= Go-Go Museum =

The Go-Go Museum is a museum located in Washington, D.C., dedicated to go-go music, a variety of funk music developed in the city. The museum, located in the Anacostia neighborhood of Southeast Washington, has been offering virtual programming since 2020, and opened officially on February 19, 2025.

==History==

Go-go music originated in Washington, D.C., in the mid-1960s to late-1970s and is recognizable by its syncopated rhythms and call-and-response vocals. Notable go-go musicians include Chuck Brown, Rare Essence and Experience Unlimited.

The museum's conception dates back to a 2019 neighborhood dispute. In April 2019, a resident in the Shaw neighborhood of Washington threatened a lawsuit against a MetroPCS retailer who had been playing go-go music from a speaker outside that location since 1995. This dispute was compounded by the fact that the shop's location is on Chuck Brown Way, a street corner named to honor the go-go musician.

This dispute caused an uproar among local citizens who felt that the situation was emblematic of the rapid gentrification of the neighborhood and an erosion of local culture in the District. Over 80,000 people signed a petition demanding that the owner be allowed to continue playing go-go music from outside his store. The movement that formed around this incident was named Don't Mute DC, named after a tweet by Howard University senior Julian Broomfield.

Two leaders within the Don't Mute DC movement, community activist Ronald Moten and Howard professor Dr. Natalie Hopkinson, were the organizers behind the museum project. Moten came up with the idea for a museum for go-go in 2009, while Hopkinson wrote her thesis on go-go music.

The city government worked to address the situation and the movement. Mayor Muriel Bowser provided a plan to the Council of the District of Columbia to support go-go music entitled "The Go-Go People's Plan". That plan included recognizing go-go music as the official music of the District and selecting the Go-Go Museum site as a key implementing partner of her plan.

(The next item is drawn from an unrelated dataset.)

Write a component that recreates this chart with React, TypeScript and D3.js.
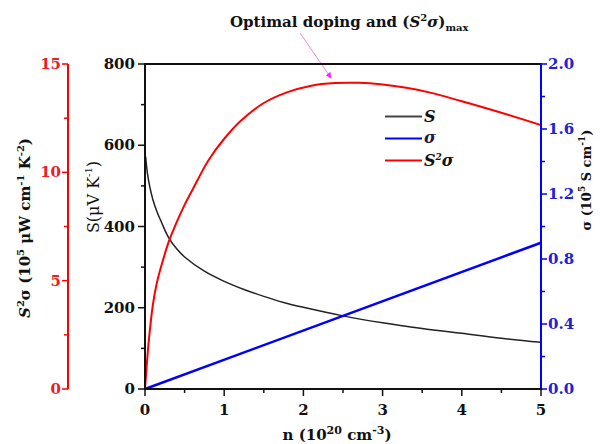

About $2.5 million was raised to fund the creation of the museum.

The museum began its programming in 2020, with a virtual discussion between Hopkinson and Ta-Nehisi Coates and a performance by the go-go band The First Ladies of Go-Go.

Beginning in 2023, the museum created a "Mobile Go-Go Museum topped with a live stage and interactive exhibits" while the museum site was being developed.

The museum launched a soft opening on November 18, 2024, with a grand opening scheduled for February 2025.

==Exhibits==
The museum's exhibits include hologram projections of Gregory "Sugar Bear" Elliot from Experience Unlimited and Anwan Glover from the go-go group the "BackYard Band" and HBO's The Wire.

The museum also has memorabilia from several go-go acts, including jackets from Rare Essence and DJ Kool, wigs and outfits from Maiesha and the Hiphuggers, and cutouts of Chuck Brown.